▶ [SHORT PROBLEM] Your task is to retype the lines between the line with "Rebuild this diagram" and the line with "inner sep=0pt] (fibtxt)", inclusive. Copy no pictures and no other lines.

___ DATA SHOWN

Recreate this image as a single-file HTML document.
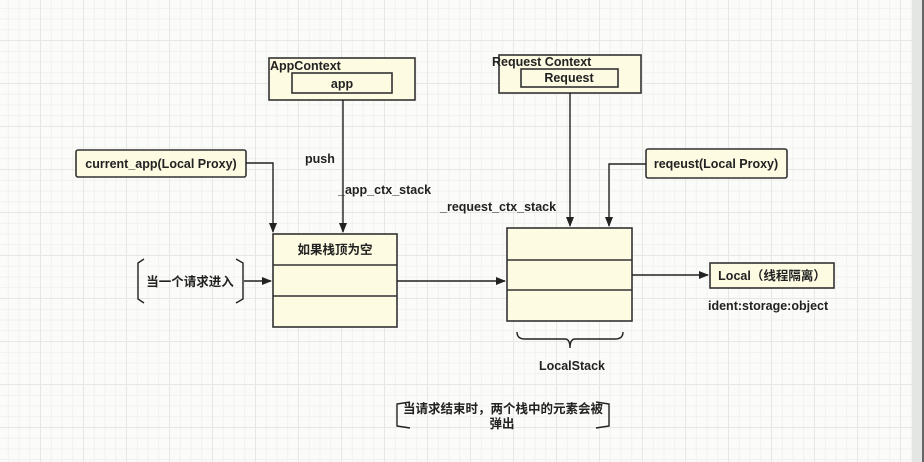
<!DOCTYPE html>
<html><head><meta charset="utf-8"><style>
html,body{margin:0;padding:0}
body{width:924px;height:462px;overflow:hidden;position:relative;background-color:#fbfcf9;
background-image:linear-gradient(#e6e8e4 1px,transparent 1px),linear-gradient(90deg,#e6e8e4 1px,transparent 1px),linear-gradient(#f0f1ee 1px,transparent 1px),linear-gradient(90deg,#f0f1ee 1px,transparent 1px);
background-size:43px 43px,43px 43px,10.75px 10.75px,10.75px 10.75px;background-position:-3px -3px;
font-family:"Liberation Sans","Noto Sans CJK SC",sans-serif;font-weight:bold;color:#222}
</style></head><body>
<svg width="924" height="462" style="position:absolute;left:0;top:0" font-family="Liberation Sans, Noto Sans CJK SC, sans-serif" font-weight="bold" font-size="12.5" fill="#222">
<defs><marker id="a" markerWidth="10" markerHeight="8" refX="9" refY="4" orient="auto" markerUnits="userSpaceOnUse"><path d="M0,0L10,4L0,8z" fill="#222"/></marker></defs>
<rect x="912" y="0" width="10" height="462" fill="#e4e6e4"/><rect x="922" y="0" width="2" height="462" fill="#666"/>
<g stroke="#333" stroke-width="1.6" fill="#fdfbe2">
<rect x="269" y="58" width="146" height="42"/><rect x="292" y="73" width="100" height="20"/>
<rect x="499" y="55" width="142" height="38"/><rect x="521" y="69" width="97" height="18"/>
<rect x="76" y="150" width="170" height="27" rx="2"/>
<rect x="646" y="149" width="141" height="29" rx="2"/>
<rect x="273" y="234" width="124" height="93"/>
<line x1="273" y1="265" x2="397" y2="265"/><line x1="273" y1="296" x2="397" y2="296"/>
<rect x="507" y="228" width="125" height="93"/>
<line x1="507" y1="260" x2="632" y2="260"/><line x1="507" y1="290" x2="632" y2="290"/>
<rect x="710" y="263" width="124" height="25"/>
</g>
<g stroke="#222" stroke-width="1.4" fill="none">
<line x1="343" y1="100" x2="343" y2="232" marker-end="url(#a)"/>
<polyline points="246,163 273,163 273,232" marker-end="url(#a)"/>
<line x1="244" y1="281" x2="271" y2="281" marker-end="url(#a)"/>
<line x1="397" y1="281" x2="505" y2="281" marker-end="url(#a)"/>
<line x1="570" y1="93" x2="570" y2="226" marker-end="url(#a)"/>
<polyline points="646,164 609,164 609,226" marker-end="url(#a)"/>
<line x1="632" y1="275" x2="708" y2="275" marker-end="url(#a)"/>
<path d="M144,259 L138,263 L138,299 L144,303 M236,259 L243,263 L243,299 L236,303"/>
<path d="M517,332 Q517,339 525,339 L565,339 Q570,339 570,348 Q570,339 575,339 L615,339 Q623,339 623,332"/>
<path d="M410,402 L397,404 L397,426 L410,428 M596,402 L609,404 L609,426 L596,428"/>
</g>
<text x="270" y="70">AppContext</text>
<text x="342" y="88" text-anchor="middle">app</text>
<text x="492" y="66">Request Context</text>
<text x="569" y="82" text-anchor="middle">Request</text>
<text x="161" y="168" text-anchor="middle">current_app(Local Proxy)</text>
<text x="716" y="168" text-anchor="middle">reqeust(Local Proxy)</text>
<text x="305" y="163">push</text>
<text x="338" y="194">_app_ctx_stack</text>
<text x="440" y="211">_request_ctx_stack</text>
<text x="335" y="254" text-anchor="middle">如果栈顶为空</text>
<text x="190" y="286" text-anchor="middle">当一个请求进入</text>
<text x="772" y="280" text-anchor="middle">Local（线程隔离）</text>
<text x="708" y="310">ident:storage:object</text>
<text x="572" y="370" text-anchor="middle">LocalStack</text>
<text x="503" y="413" text-anchor="middle">当请求结束时，两个栈中的元素会被</text>
<text x="502" y="428" text-anchor="middle">弹出</text>
</svg>
</body></html>
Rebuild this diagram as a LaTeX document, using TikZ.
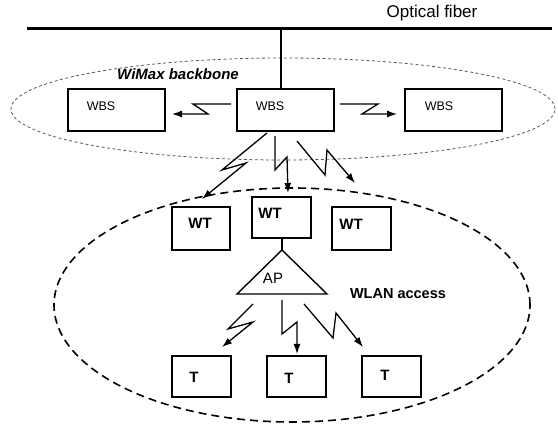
\documentclass[tikz,border=0pt]{standalone}
\usepackage{fontspec}
\setmainfont{Liberation Sans}
\usetikzlibrary{arrows.meta}
\begin{document}
\begin{tikzpicture}[x=1pt,y=-1pt,
  box/.style={draw, line width=1.4pt, inner sep=0pt},
  zz/.style={line width=1.3pt, -{Latex[length=10pt,width=7pt]}, line join=miter},
  reg/.style={font=\fontsize{12.5}{14}\selectfont, inner sep=0pt},
  bld/.style={font=\bfseries\fontsize{15}{17}\selectfont, inner sep=0pt}]
\useasboundingbox (0,0) rectangle (558,427);

% optical fiber
\coordinate (fibL) at (27,29);
\coordinate (fibR) at (552,29);
\draw[line width=3pt] (fibL) -- (fibR);
\node[font=\fontsize{17}{20}\selectfont, inner sep=0pt] (fibtxt) at (432,13) {Optical fiber};

% ellipses
\draw[black!65, line width=0.8pt, dash pattern=on 3pt off 2.5pt] (283,109) ellipse [x radius=272pt, y radius=51pt];
\draw[line width=1.6pt, dash pattern=on 8pt off 5pt] (292,305) ellipse [x radius=238pt, y radius=117pt];

\node[font=\bfseries\itshape\fontsize{15}{17}\selectfont, inner sep=0pt] (wimax) at (178,74) {WiMax backbone};
\node[font=\bfseries\fontsize{14.5}{17}\selectfont, inner sep=0pt] (wlan) at (398,294) {WLAN access};

% WBS boxes
\node[box, minimum width=97pt, minimum height=42pt] (wbsL) at (116.5,110) {};
\node[box, minimum width=97pt, minimum height=42pt] (wbsM) at (285.5,110) {};
\node[box, minimum width=97pt, minimum height=42pt] (wbsR) at (453.5,110) {};
\node[reg] (wbsLt) at (101,106) {WBS};
\node[reg] (wbsMt) at (270,106) {WBS};
\node[reg] (wbsRt) at (439,106) {WBS};

\coordinate (fibM) at (281,29);
\draw[line width=1.2pt] (fibM) -- (fibM |- wbsM.north);

% WT boxes
\node[box, minimum width=58pt, minimum height=43pt] (wtL) at (201,228.5) {};
\node[box, minimum width=59pt, minimum height=41pt] (wtM) at (281.5,217.5) {};
\node[box, minimum width=59pt, minimum height=43pt] (wtR) at (361.5,228.5) {};
\node[bld] (wtLt) at (200,223) {WT};
\node[bld] (wtMt) at (270,213) {WT};
\node[bld] (wtRt) at (351,224) {WT};

% AP triangle
\coordinate (apTop) at (282,250);
\coordinate (apBL) at (237,294);
\coordinate (apBR) at (327,294);
\draw[line width=1.4pt, line join=miter] (apTop) -- (apBR) -- (apBL) -- cycle;
\node[font=\fontsize{15}{17}\selectfont, inner sep=0pt] (ap) at (273,278) {AP};
\draw[line width=1.2pt] (wtM.south -| apTop) -- (apTop);

% T boxes
\node[box, minimum width=59pt, minimum height=41pt] (tL) at (201.5,376.5) {};
\node[box, minimum width=59pt, minimum height=41pt] (tM) at (296.5,376.5) {};
\node[box, minimum width=59pt, minimum height=41pt] (tR) at (391.5,376.5) {};
\node[bld] (tLt) at (194,377) {T};
\node[bld] (tMt) at (289,378) {T};
\node[bld] (tRt) at (385,375) {T};

% WBS links
\draw[zz] (231,104) -- (193,104) -- (208,114) -- (172,114);
\draw[zz] (340,104) -- (378,104) -- (362,114) -- (397,114);

% WBS -> WT links
\draw[zz] (267,133) -- (222,170) -- (246,163) -- (202,199);
\draw[zz] (275,136) -- (275,170) -- (287,157) -- (288,193);
\draw[zz] (297,141) -- (325,175) -- (327,150) -- (355,183);

% AP -> T links
\draw[zz] (253,304) -- (228,329) -- (253,322) -- (222,347);
\draw[zz] (282,300) -- (282,334) -- (297,322) -- (297,354);
\draw[zz] (304,304) -- (333,338) -- (336,313) -- (363,347);
\end{tikzpicture}
\end{document}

______

▶ [RESULT OF THIS TASK]
Rebuild this diagram as a LaTeX document, using TikZ.
\documentclass[tikz,border=0pt]{standalone}
\usepackage{fontspec}
\setmainfont{Liberation Sans}
\usetikzlibrary{arrows.meta}
\begin{document}
\begin{tikzpicture}[x=1pt,y=-1pt,
  box/.style={draw, line width=1.4pt, inner sep=0pt},
  zz/.style={line width=1.3pt, -{Latex[length=10pt,width=7pt]}, line join=miter},
  reg/.style={font=\fontsize{12.5}{14}\selectfont, inner sep=0pt},
  bld/.style={font=\bfseries\fontsize{15}{17}\selectfont, inner sep=0pt}]
\useasboundingbox (0,0) rectangle (558,427);

% optical fiber
\coordinate (fibL) at (27,29);
\coordinate (fibR) at (552,29);
\draw[line width=3pt] (fibL) -- (fibR);
\node[font=\fontsize{17}{20}\selectfont, inner sep=0pt] (fibtxt) at (432,13) {Optical fiber};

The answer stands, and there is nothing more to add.